• Exercise objective
Everything from the line with "Give me the matplotlib source for this chart." through the line with "plt.rcParams['axes.unicode_minus'] = False", inclusive, should be repeated exactly, except the pictures.

• Data excerpts

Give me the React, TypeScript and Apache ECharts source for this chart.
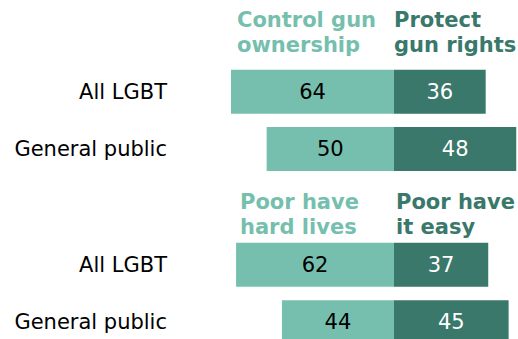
import React, { useEffect, useRef } from "react";
import * as echarts from "echarts";

const categories = ["All LGBT", "General public"];
const controlGun = [64, 50];
const protectGun = [36, 48];
const poorHard = [62, 44];
const poorEasy = [37, 45];
const headerLeft1 = "Control gun\nownership";
const headerRight1 = "Protect\ngun rights";
const headerLeft2 = "Poor have\nhard lives";
const headerRight2 = "Poor have\nit easy";

const LIGHT = "#76bfae";
const DARK = "#39786a";
const FONT = "DejaVu Sans";

export default function App() {
  const ref = useRef<HTMLDivElement>(null);
  useEffect(() => {
    const chart = echarts.init(ref.current!, null, { renderer: "svg" });
    const scale = 2.547;
    const zeroX = 394;
    const minV = -70;
    const maxV = 50;
    const gridLeft = zeroX + minV * scale;
    const gridWidth = (maxV - minV) * scale;
    const grids = [
      { left: gridLeft, width: gridWidth, top: 63, height: 114.6, outerBoundsMode: "none" },
      { left: gridLeft, width: gridWidth, top: 236, height: 115, outerBoundsMode: "none" },
    ];
    const xAxes = grids.map((_, i) => ({
      type: "value" as const,
      gridIndex: i,
      min: minV,
      max: maxV,
      show: false,
    }));
    const yAxes = grids.map((_, i) => ({
      type: "category" as const,
      gridIndex: i,
      data: categories,
      inverse: true,
      axisLine: { show: false },
      axisTick: { show: false },
      axisLabel: {
        margin: gridLeft - 167,
        color: "#000",
        fontSize: 21,
        fontFamily: FONT,
      },
    }));
    const mk = (data: number[], idx: number, color: string, labelColor: string, sign: number) => ({
      type: "bar" as const,
      xAxisIndex: idx,
      yAxisIndex: idx,
      stack: "s" + idx,
      barWidth: 44,
      data: data.map((v) => sign * v),
      itemStyle: { color },
      label: {
        show: true,
        position: "inside" as const,
        formatter: (p: any) => String(Math.abs(p.value)),
        color: labelColor,
        fontSize: 21,
        fontFamily: FONT,
      },
    });
    const header = (x: number, y: number, text: string, color: string) => ({
      type: "text" as const,
      x,
      y,
      style: {
        text,
        fill: color,
        font: `bold 21px "${FONT}"`,
        lineHeight: 24.5,
        textAlign: "left",
        textVerticalAlign: "top",
      },
    });
    chart.setOption({
      animation: false,
      grid: grids,
      xAxis: xAxes,
      yAxis: yAxes,
      series: [
        mk(controlGun, 0, LIGHT, "#000", -1),
        mk(protectGun, 0, DARK, "#fff", 1),
        mk(poorHard, 1, LIGHT, "#000", -1),
        mk(poorEasy, 1, DARK, "#fff", 1),
      ],
      graphic: [
        header(237, 8, headerLeft1, LIGHT),
        header(394, 8, headerRight1, DARK),
        header(240, 190, headerLeft2, LIGHT),
        header(396, 190, headerRight2, DARK),
      ],
    });
    return () => chart.dispose();
  }, []);
  return (
    <div
      ref={ref}
      style={{ position: "fixed", left: 0, top: 0, width: 518, height: 339, background: "#fff" }}
    />
  );
}
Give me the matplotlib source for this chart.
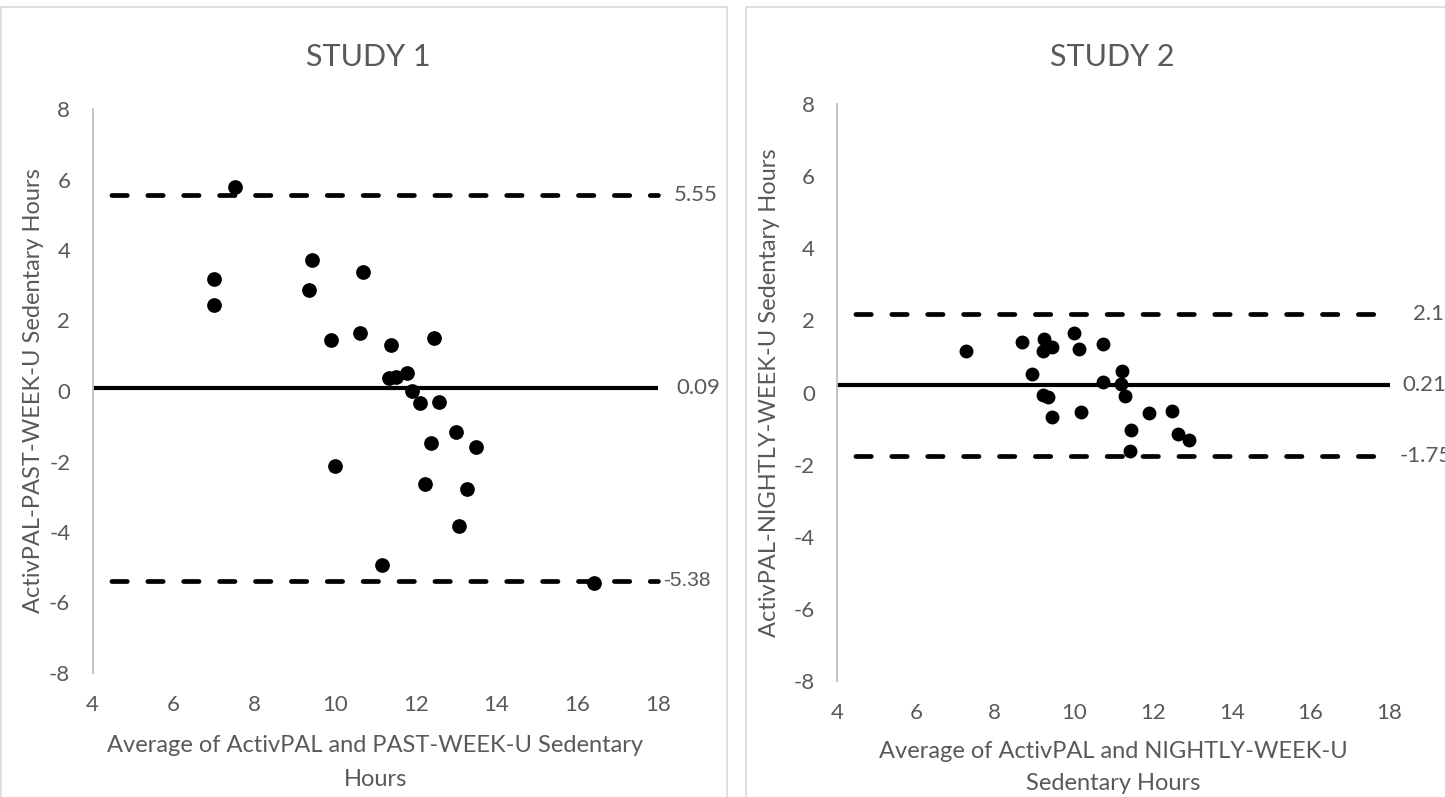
import matplotlib
matplotlib.use("Agg")
import matplotlib.pyplot as plt
from matplotlib.patches import Rectangle

plt.rcParams['font.family'] = ['Lato', 'DejaVu Sans']
plt.rcParams['axes.unicode_minus'] = False

# ---- data ----
study1_avg = [7.53, 7.01, 7.02, 9.44, 9.37, 10.70, 9.91, 10.63, 11.38, 12.46,
              11.79, 11.33, 11.51, 11.90, 12.12, 12.59, 13.00, 12.39, 13.49,
              10.01, 12.22, 13.28, 13.07, 11.17, 16.41]
study1_diff = [5.80, 3.17, 2.45, 3.72, 2.86, 3.37, 1.46, 1.65, 1.30, 1.49,
               0.51, 0.38, 0.40, 0.00, -0.34, -0.30, -1.17, -1.47, -1.60,
               -2.12, -2.65, -2.77, -3.82, -4.94, -5.45]
study1_limits = [5.55, 0.09, -5.38]   # upper LoA, mean bias, lower LoA

study2_avg = [7.28, 8.69, 9.25, 9.23, 9.46, 10.00, 10.12, 10.73, 8.95, 11.22,
              10.73, 11.20, 9.23, 9.34, 11.29, 9.44, 10.18, 11.90, 12.50,
              11.44, 12.64, 12.91, 11.42]
study2_diff = [1.14, 1.41, 1.47, 1.15, 1.26, 1.64, 1.22, 1.35, 0.52, 0.61,
               0.30, 0.23, -0.08, -0.12, -0.10, -0.68, -0.53, -0.56, -0.52,
               -1.05, -1.14, -1.31, -1.62]
study2_limits = [2.17, 0.21, -1.75]

titles = ["STUDY 1", "STUDY 2"]
xlabels = ["Average of ActivPAL and PAST-WEEK-U Sedentary\nHours",
           "Average of ActivPAL and NIGHTLY-WEEK-U\nSedentary Hours"]
ylabels = ["ActivPAL-PAST-WEEK-U Sedentary Hours",
           "ActivPAL-NIGHTLY-WEEK-U Sedentary Hours"]
xticks = [4, 6, 8, 10, 12, 14, 16, 18]
yticks = [-8, -6, -4, -2, 0, 2, 4, 6, 8]

# ---- layout (pixels) ----
W, H = 1445, 797
GRAY = '#595959'
fig = plt.figure(figsize=(W / 100, H / 100), dpi=100)


def px_rect(x0, y0, x1, y1):
    # pixel box (top-left origin) -> figure fraction
    return [x0 / W, 1 - y1 / H, (x1 - x0) / W, (y1 - y0) / H]


# chart area borders
for bx0, bx1 in [(1, 727), (746, 1480)]:
    r = px_rect(bx0, 7, bx1, 820)
    fig.add_artist(Rectangle((r[0], r[1]), r[2], r[3], transform=fig.transFigure,
                             fill=False, ec='#d9d9d9', lw=1.2))

panels = [
    dict(box=(92.5, 109, 658, 673), xs=study1_avg, ys=study1_diff, lim=study1_limits,
         title_xy=(368, 57), ylab_x=34, xlab_y=(746, 779), lab_off=[16, 18, 5],
         ms=10.6),
    dict(box=(837, 104, 1389.5, 681), xs=study2_avg, ys=study2_diff, lim=study2_limits,
         title_xy=(1112, 57), ylab_x=769, xlab_y=(751, 783), lab_off=[23, 13, 10],
         ms=10.0),
]

for i, p in enumerate(panels):
    x0, y0, x1, y1 = p['box']
    ax = fig.add_axes(px_rect(x0, y0, x1, y1))
    ax.set_xlim(xticks[0], xticks[-1])
    ax.set_ylim(yticks[0], yticks[-1])
    ax.set_xticks(xticks)
    ax.set_yticks(yticks)
    for s in ['top', 'right', 'bottom']:
        ax.spines[s].set_visible(False)
    ax.spines['left'].set_color('#c0c0c0')
    ax.spines['left'].set_linewidth(1.3)
    ax.tick_params(length=0, labelsize=16, labelcolor=GRAY)
    ax.tick_params(axis='y', pad=16)
    ax.tick_params(axis='x', pad=16)

    xa, xb = ax.get_xlim()
    up, mean, lo = p['lim']
    for v in (up, lo):
        ax.plot([xa, xb], [v, v], color='black', lw=3.4,
                linestyle=(3.7, (3.26, 4.34)), dash_capstyle='round',
                solid_capstyle='round', zorder=2, clip_on=False)
    ax.plot([xa, xb], [mean, mean], color='black', lw=3.0,
            solid_capstyle='butt', zorder=2, clip_on=False)

    ax.plot(p['xs'], p['ys'], 'o', color='black', ms=p['ms'], mec='black',
            mew=0, zorder=3, clip_on=False)

    for v, off in zip(p['lim'], p['lab_off']):
        fam = ['Liberation Sans', 'DejaVu Sans'] if (i == 0 and v < 0) else ['Lato', 'DejaVu Sans']
        ax.annotate(f"{v:.2f}", xy=(xb, v), xytext=(off * 0.72, 0),
                    textcoords='offset points', ha='left', va='center',
                    fontsize=16 if fam[0] == 'Lato' else 15, color=GRAY,
                    family=fam, annotation_clip=False)

    tx, ty = p['title_xy']
    fig.text(tx / W, 1 - ty / H, titles[i], ha='center', va='center',
             fontsize=22, color=GRAY)

    fig.text(p['ylab_x'] / W, 1 - ((y0 + y1) / 2) / H, ylabels[i], rotation=90,
             ha='center', va='center', fontsize=17, color=GRAY)

    line1, line2 = xlabels[i].split('\n')
    cx = (x0 + x1) / 2
    fig.text(cx / W, 1 - p['xlab_y'][0] / H, line1, ha='center', va='center',
             fontsize=17, color=GRAY)
    fig.text(cx / W, 1 - p['xlab_y'][1] / H, line2, ha='center', va='center',
             fontsize=17, color=GRAY)

fig.savefig('out.png', dpi=100, facecolor='white')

• Answer
Give me the matplotlib source for this chart.
import matplotlib
matplotlib.use("Agg")
import matplotlib.pyplot as plt
from matplotlib.patches import Rectangle

plt.rcParams['font.family'] = ['Lato', 'DejaVu Sans']
plt.rcParams['axes.unicode_minus'] = False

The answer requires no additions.